Structure and mechanics of ETFs
An ETF is an investment fund whose shares are traded on an exchange like ordinary stocks. Unlike traditional mutual funds, investors buy and sell shares on the secondary market during the trading day at market prices. An arbitrage mechanism keeps the ETF price close to the NAV (net asset value). Authorized Participants (AP) can create and redeem large blocks of shares (creation units) in exchange for a basket of underlying assets. If the ETF price is above NAV, APs buy the underlying assets, exchange them for ETF shares, and sell them for a profit, returning the price to NAV. And vice versa. This mechanism is more effective for liquid assets. For illiquid underlying (high-yield bonds, emerging markets, commodities), the deviation from NAV can be significant, especially during stress periods.

Types of ETF
Index ETFs track a benchmark — S&P 500, MSCI World, Bloomberg Aggregate. This is the most common type, offering cheap market exposure.

Smart beta / Factor ETF weigh components not by capitalization, but by factors: value, momentum, quality, low volatility. This is an attempt to obtain factor premiums in a passive format.
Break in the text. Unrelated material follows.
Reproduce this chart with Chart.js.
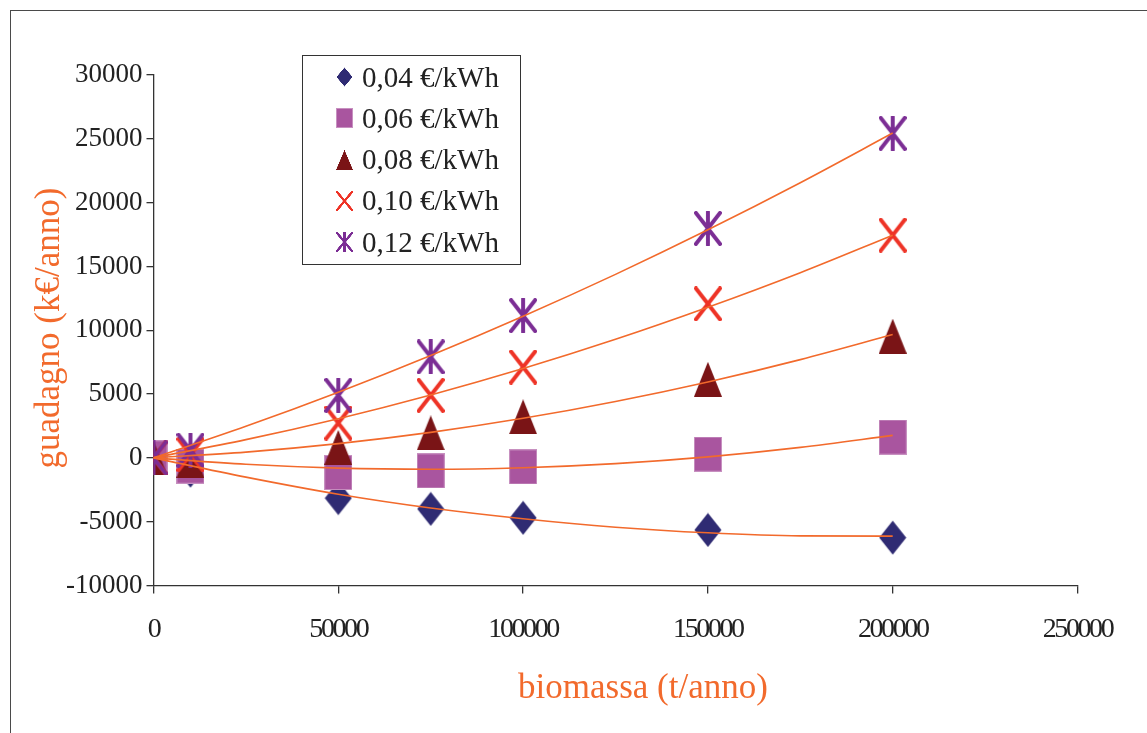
<!DOCTYPE html>
<html>
<head>
<meta charset="utf-8">
<script src="https://cdn.jsdelivr.net/npm/chart.js@4.4.1/dist/chart.umd.min.js"></script>
<style>
  html, body { margin: 0; padding: 0; background: #fff; }
  #wrap { position: relative; width: 1147px; height: 733px; overflow: hidden; background: #fff; }
  #frame { position: absolute; left: 10px; top: 10px; width: 1200px; height: 800px; border: 1.5px solid #4a4a4a; box-sizing: border-box; pointer-events: none; }
  #chartBox { position: absolute; left: 0; top: 0; width: 1147px; height: 733px; }
  #legend { position: absolute; left: 302px; top: 55px; width: 219px; height: 210px; box-sizing: border-box;
            border: 1.3px solid #333; background: #fff; font-family: "Liberation Serif", "Times New Roman", serif;
            font-size: 29px; color: #222; }
  .row { position: absolute; left: 0; height: 40px; display: flex; align-items: center; white-space: nowrap; }
  .row canvas { margin-left: 33px; margin-right: 9px; }
  .title { position: absolute; font-family: "Liberation Serif", "Times New Roman", serif; font-size: 35px; color: #F26A2C;
           white-space: nowrap; line-height: 40px; height: 40px; }
  #xTitle { left: 643px; top: 667px; transform: translateX(-50%); }
  #yTitle { left: 48px; top: 328px; transform: translate(-50%, -50%) rotate(-90deg); }
</style>
</head>
<body>
<div id="wrap">
  <div id="chartBox"><canvas id="c"></canvas></div>
  <div id="frame"></div>
  <div id="legend"></div>
  <div class="title" id="xTitle"></div>
  <div class="title" id="yTitle"></div>
</div>
<script>
// ---- data ----
const seriesLabels = ['0,04 €/kWh', '0,06 €/kWh', '0,08 €/kWh', '0,10 €/kWh', '0,12 €/kWh'];
const xValues = [0, 10000, 50000, 75000, 100000, 150000, 200000];
const s004 = [0, -1000, -3150, -4000, -4700, -5650, -6250];
const s006 = [0, -650, -1150, -1020, -710, 290, 1630];
const s008 = [0, -200, 820, 1960, 3220, 6160, 9540];
const s010 = [0, 250, 2730, 4900, 7120, 12070, 17450];
const s012 = [0, 600, 4900, 7910, 11150, 17980, 25430];

// trendlines
const trendX = [0, 25000, 50000, 75000, 100000, 125000, 150000, 175000, 200000];
const t004 = [0, -1510, -2850, -3930, -4770, -5430, -5870, -6110, -6130];
const t006 = [0, -500, -800, -890, -770, -450, 80, 820, 1765];
const t008 = [0, 450, 1120, 2000, 3100, 4420, 5950, 7700, 9660];
const t010 = [0, 1430, 3070, 4930, 7000, 9290, 11800, 14510, 17450];
const t012 = [0, 2470, 5140, 8020, 11100, 14380, 17870, 21560, 25450];

const xTicksMin = 0, xTicksMax = 250000, xStep = 50000;
const yTicksMin = -10000, yTicksMax = 30000, yStep = 5000;

const xTitle = 'biomassa (t/anno)';
const yTitle = 'guadagno (k€/anno)';

// ---- styles ----
const markerStyles = ['diamond', 'square', 'triangle', 'cross', 'star'];
const markerColors = ['#2F2B73', '#A9559F', '#7A1416', '#EE3326', '#7B2D94'];
const orange = '#F26A2C';
const FONT = '"Liberation Serif", "Times New Roman", serif';

function makeMarker(kind, color, w, h, s) {
  const c = document.createElement('canvas');
  c.width = w * s; c.height = h * s;
  if (s !== 1) { c.style.width = w + 'px'; c.style.height = h + 'px'; }
  const g = c.getContext('2d');
  g.scale(s, s);
  g.fillStyle = color; g.strokeStyle = color;
  const lw = Math.max(2, w * 0.14);
  if (kind === 'diamond') {
    g.beginPath(); g.moveTo(w/2, 0.5); g.lineTo(w-0.5, h/2); g.lineTo(w/2, h-0.5); g.lineTo(0.5, h/2); g.closePath(); g.fill();
  } else if (kind === 'square') {
    g.fillRect(0, 0, w, h);
    g.strokeStyle = 'rgba(255,255,255,0.35)'; g.lineWidth = 1; g.strokeRect(0.5, 0.5, w-1, h-1);
  } else if (kind === 'triangle') {
    g.beginPath(); g.moveTo(w/2, 0); g.lineTo(w, h); g.lineTo(0, h); g.closePath(); g.fill();
  } else if (kind === 'cross' || kind === 'star') {
    g.lineWidth = lw; g.lineCap = 'round';
    const m = lw/2;
    g.beginPath(); g.moveTo(m, m); g.lineTo(w-m, h-m); g.moveTo(w-m, m); g.lineTo(m, h-m);
    if (kind === 'star') { g.moveTo(w/2, m*0.5); g.lineTo(w/2, h-m*0.5); }
    g.stroke();
  }
  return c;
}

const seriesY = [s004, s006, s008, s010, s012];
const trendY = [t004, t006, t008, t010, t012];

const datasets = [];
trendY.forEach((ty, i) => {
  datasets.push({
    type: 'line',
    label: 'trend ' + seriesLabels[i],
    data: trendX.map((x, k) => ({x: x, y: ty[k]})),
    borderColor: orange, borderWidth: 1.6, pointRadius: 0, fill: false,
    cubicInterpolationMode: 'monotone', order: 0
  });
});
seriesY.forEach((sy, i) => {
  datasets.push({
    type: 'scatter',
    label: seriesLabels[i],
    data: xValues.map((x, k) => ({x: x, y: sy[k]})),
    pointStyle: makeMarker(markerStyles[i], markerColors[i], 28, 35, 1),
    pointRadius: 16, backgroundColor: markerColors[i], borderColor: markerColors[i],
    order: 5 - i
  });
});

// HTML legend built from the series labels
const legend = document.getElementById('legend');
seriesLabels.forEach((lab, i) => {
  const row = document.createElement('div');
  row.className = 'row';
  row.style.top = (1 + i * 41.3) + 'px';
  row.appendChild(makeMarker(markerStyles[i], markerColors[i], 17, 20, 3));
  const span = document.createElement('span');
  span.textContent = lab;
  row.appendChild(span);
  legend.appendChild(row);
});
document.getElementById('xTitle').textContent = xTitle;
document.getElementById('yTitle').textContent = yTitle;

// condensed x tick labels (the reference's bottom labels are tightly spaced)
const condenseX = {
  id: 'condenseX',
  afterLayout(chart) {
    const sc = chart.scales.x;
    if (sc && !sc._condensed) {
      const orig = sc.drawLabels.bind(sc);
      sc.drawLabels = function (area) {
        const ctx = chart.ctx;
        ctx.save();
        try { ctx.letterSpacing = '-2.4px'; } catch (e) {}
        orig(area);
        ctx.restore();
      };
      sc._condensed = true;
    }
  }
};

const axisColor = '#333';
new Chart(document.getElementById('c'), {
  type: 'scatter',
  data: { datasets: datasets },
  plugins: [condenseX],
  options: {
    responsive: true, maintainAspectRatio: false, animation: false,
    layout: { padding: { top: 75, right: 69.5, left: 0, bottom: 0 } },
    plugins: { legend: { display: false }, tooltip: { enabled: false } },
    scales: {
      x: {
        type: 'linear', min: xTicksMin, max: xTicksMax,
        afterFit: s => { s.height = 147.5; },
        ticks: { stepSize: xStep, color: '#222', padding: 19, font: { family: FONT, size: 28 },
                 callback: v => String(v), maxRotation: 0 },
        grid: { drawOnChartArea: false, drawTicks: true, tickLength: 8, color: axisColor, lineWidth: 1.3 },
        border: { display: true, color: axisColor, width: 1.3 },
        title: { display: false }
      },
      y: {
        type: 'linear', min: yTicksMin, max: yTicksMax,
        afterFit: s => { s.width = 153.5; },
        ticks: { stepSize: yStep, color: '#222', padding: 4, font: { family: FONT, size: 27 },
                 callback: v => String(v) },
        grid: { drawOnChartArea: false, drawTicks: true, tickLength: 7, color: axisColor, lineWidth: 1.3 },
        border: { display: true, color: axisColor, width: 1.3 },
        title: { display: false }
      }
    }
  }
});
</script>
</body>
</html>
Active ETF are actively managed, but trade like ETFs. Transparency of holdings was a barrier (active managers do not want to disclose strategy), but new structures (semi-transparent ETFs) mitigate the problem.

Thematic ETF focus on themes: clean energy, artificial intelligence, cannabis, metaverse. Often launched at the peak of interest and entail increased risks of concentration and overvaluation.

Costs and efficiency
Expense ratio — the annual management fee. For large index ETFs (SPY, IVV, VOO) — 0.03-0.10%. For niche products — up to 0.75% and higher. Price competition continues to bring fees down.

Trading costs: bid-ask spreads, premium/discount to NAV, broker commissions. For liquid ETFs, costs are minimal; for illiquid ones — they can be substantial.

Tax efficiency — one advantage of ETFs in the US. The in-kind creation/redemption mechanism allows you to avoid the realization of gains and distribution of capital gains to investors.

Risks of ETF
Counterparty risk in synthetic ETFs, which use swap replication instead of physical ownership of assets. The swap counterparty may default. European regulation limits the share of synthetic replication.

Securities lending risk — many ETFs lend holdings for additional income. This creates counterparty risk and potential problems with the return of securities.

Liquidity mismatch — ETFs on illiquid underlying (high yield bonds, bank loans) promise daily liquidity, although the underlying assets trade less frequently. During stress periods, this can create problems — the ETF may trade at a large discount to NAV.

ETF and market structure
ETF growth is changing market dynamics. Index flows move all components simultaneously, potentially increasing correlations and reducing price discovery. However, empirical studies do not provide unambiguous conclusions about systemic risks.

Competition with active managers: the outflow from active funds to passive ETFs continues. This puts pressure on active manager fees and drives industry consolidation.